Things to do in Brasilia
You will find that much of the sightseeing of your trip is based around the exploration of the Eixo Monumental. If you’re a fan of modernist architecture you can’t go wrong in Brasilia. At the far end of the axis is Three Powers Plaza, where the governmental and legal buildings are held. The National Congress, with its huge dishes, is an interesting building to look at both inside and out. The Palácio do Planalto, the president’s administrative building, is also held in this Plaza. The inside can be toured on Sundays. One of the key things to do in Brasilia is pay a visit to the Cathedral, a stunning example of a modernist religious building. Its sixteen curved columns are connected by beautiful stained glass.
Things to see in Brasilia
There are still many things to see in Brasilia away from the grand strip of the Eixo Monumental. The Templo da Boa Vontade is an interesting piece of interactive architecture, its spiral walkway attracting many visitors, in part to look at the crystal that sits at the top of the pyramid. The Presidential home, the Palácio da Alvorada, is another breath-taking building that sits on the edge of Lake Paranoá. The parks of Brasilia should not be missed. From the City Park, which is larger than Central Park in size, to the National Park on the outskirts of town which has rare species and natural swimming pools, to the Ecological Park where you can swim in Lake Paranoá; there are many green spaces to explore.

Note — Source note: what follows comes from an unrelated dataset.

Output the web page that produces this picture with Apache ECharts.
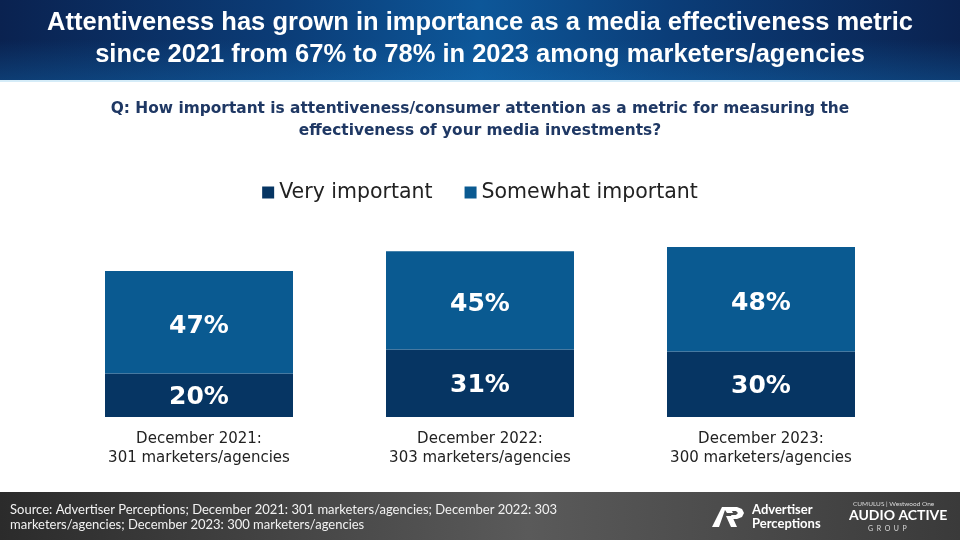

You can fly into Brasilia’s Presidente Juscelino Kubitschek International Airport. It is not far from the city centre by airport standards and there are regular buses between the two. It’s also possible to hire a taxi from the airport. Once you’re in Brasilia transport is fairly easy as long as you don’t plan to walk! Brasilia was designed with cars in mind so it’s almost impossible to navigate on foot. However, there are buses and a metro system to solve this problem or you can hire a car to see Brasilia as it was planned.
The Brasilia Cinema festival is an important cultural event for the whole of Brazil. It takes place in late October to November. The Japanese Festival or Obon Festival is a popular event that takes place in August, and offers traditional Japanese dances and food. The Porão do Rock festival is a popular rock music festival that takes place towards the end of the summer. Like all Brazilian cities Brasilia has a Carnival in the period before Lent (February usually) and it is an exciting and vibrant time full of Brasilia events to attend.
Restaurants in Brasilia
As a relatively new city Brasilia doesn’t have a typical regional cuisine. Instead it is known for having dishes from all of the various states of Brazil on offer as well as a good offering of international food. Most of the best restaurants in Brasilia are in the residential districts either side of the main axis, in the ‘wings’ of the bird. You can often find popular eateries in CLS 405, CLS 409 and CLS 210. If you want to explore a food market, there are often quaint stalls around the central Television Tower on the Eixo Monumental.